Task directions:
Copy the listing below in full and skip every picture.

--- Start of Recorded information ---

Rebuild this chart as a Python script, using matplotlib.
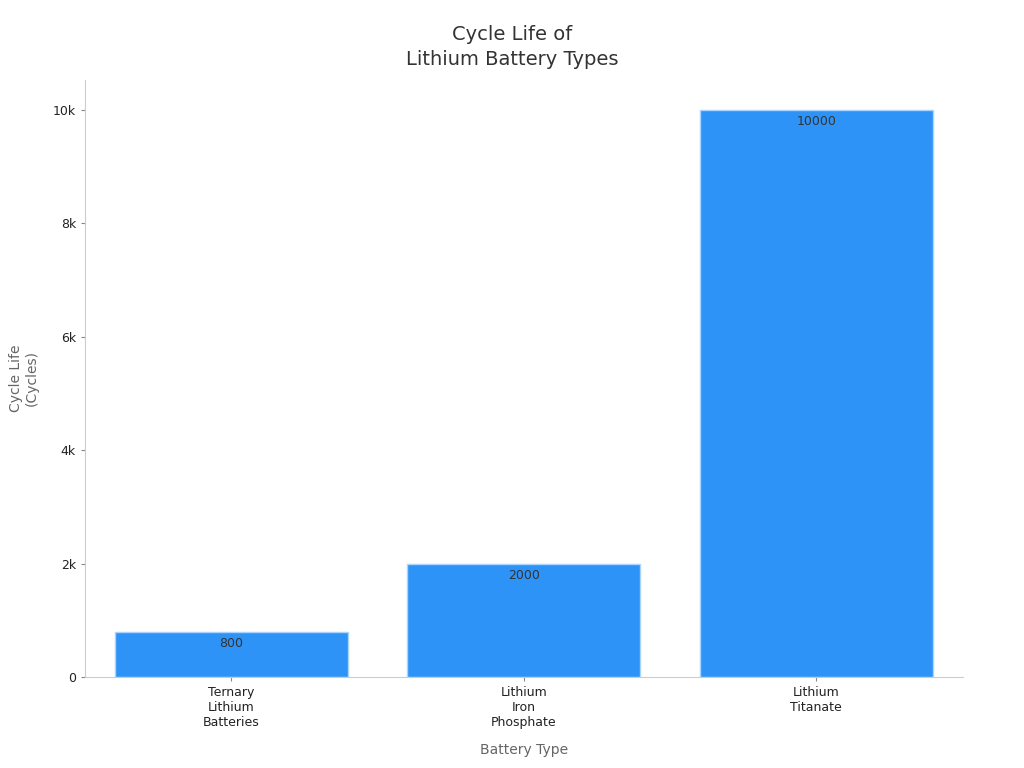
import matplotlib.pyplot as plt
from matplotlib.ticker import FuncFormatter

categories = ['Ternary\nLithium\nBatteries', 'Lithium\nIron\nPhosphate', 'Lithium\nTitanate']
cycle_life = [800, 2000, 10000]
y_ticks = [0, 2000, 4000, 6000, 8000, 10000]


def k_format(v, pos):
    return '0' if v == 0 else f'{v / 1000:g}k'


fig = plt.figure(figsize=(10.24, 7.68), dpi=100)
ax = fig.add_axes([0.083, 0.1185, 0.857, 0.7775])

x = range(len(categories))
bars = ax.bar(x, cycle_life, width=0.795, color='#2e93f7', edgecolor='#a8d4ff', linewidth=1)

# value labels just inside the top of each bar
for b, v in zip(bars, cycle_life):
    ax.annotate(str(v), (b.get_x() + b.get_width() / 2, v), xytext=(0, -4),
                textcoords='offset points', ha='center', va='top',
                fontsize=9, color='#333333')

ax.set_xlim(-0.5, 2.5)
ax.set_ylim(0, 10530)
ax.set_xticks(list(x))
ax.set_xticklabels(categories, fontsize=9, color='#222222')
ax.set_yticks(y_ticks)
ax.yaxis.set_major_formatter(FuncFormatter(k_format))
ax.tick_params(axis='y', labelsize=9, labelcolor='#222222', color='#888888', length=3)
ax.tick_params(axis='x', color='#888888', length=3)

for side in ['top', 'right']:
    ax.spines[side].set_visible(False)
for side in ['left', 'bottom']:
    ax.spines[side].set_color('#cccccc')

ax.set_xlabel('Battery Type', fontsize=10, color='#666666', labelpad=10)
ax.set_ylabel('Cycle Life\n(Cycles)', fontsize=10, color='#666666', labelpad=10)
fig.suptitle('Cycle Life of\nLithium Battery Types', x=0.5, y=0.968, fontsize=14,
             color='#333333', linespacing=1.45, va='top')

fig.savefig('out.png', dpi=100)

--- End of Recorded information ---

Exercise response:
Rebuild this chart as a Python script, using matplotlib.
import matplotlib.pyplot as plt
from matplotlib.ticker import FuncFormatter

categories = ['Ternary\nLithium\nBatteries', 'Lithium\nIron\nPhosphate', 'Lithium\nTitanate']
cycle_life = [800, 2000, 10000]
y_ticks = [0, 2000, 4000, 6000, 8000, 10000]


def k_format(v, pos):
    return '0' if v == 0 else f'{v / 1000:g}k'


fig = plt.figure(figsize=(10.24, 7.68), dpi=100)
ax = fig.add_axes([0.083, 0.1185, 0.857, 0.7775])

x = range(len(categories))
bars = ax.bar(x, cycle_life, width=0.795, color='#2e93f7', edgecolor='#a8d4ff', linewidth=1)

# value labels just inside the top of each bar
for b, v in zip(bars, cycle_life):
    ax.annotate(str(v), (b.get_x() + b.get_width() / 2, v), xytext=(0, -4),
                textcoords='offset points', ha='center', va='top',
                fontsize=9, color='#333333')

ax.set_xlim(-0.5, 2.5)
ax.set_ylim(0, 10530)
ax.set_xticks(list(x))
ax.set_xticklabels(categories, fontsize=9, color='#222222')
ax.set_yticks(y_ticks)
ax.yaxis.set_major_formatter(FuncFormatter(k_format))
ax.tick_params(axis='y', labelsize=9, labelcolor='#222222', color='#888888', length=3)
ax.tick_params(axis='x', color='#888888', length=3)

for side in ['top', 'right']:
    ax.spines[side].set_visible(False)
for side in ['left', 'bottom']:
    ax.spines[side].set_color('#cccccc')

ax.set_xlabel('Battery Type', fontsize=10, color='#666666', labelpad=10)
ax.set_ylabel('Cycle Life\n(Cycles)', fontsize=10, color='#666666', labelpad=10)
fig.suptitle('Cycle Life of\nLithium Battery Types', x=0.5, y=0.968, fontsize=14,
             color='#333333', linespacing=1.45, va='top')

fig.savefig('out.png', dpi=100)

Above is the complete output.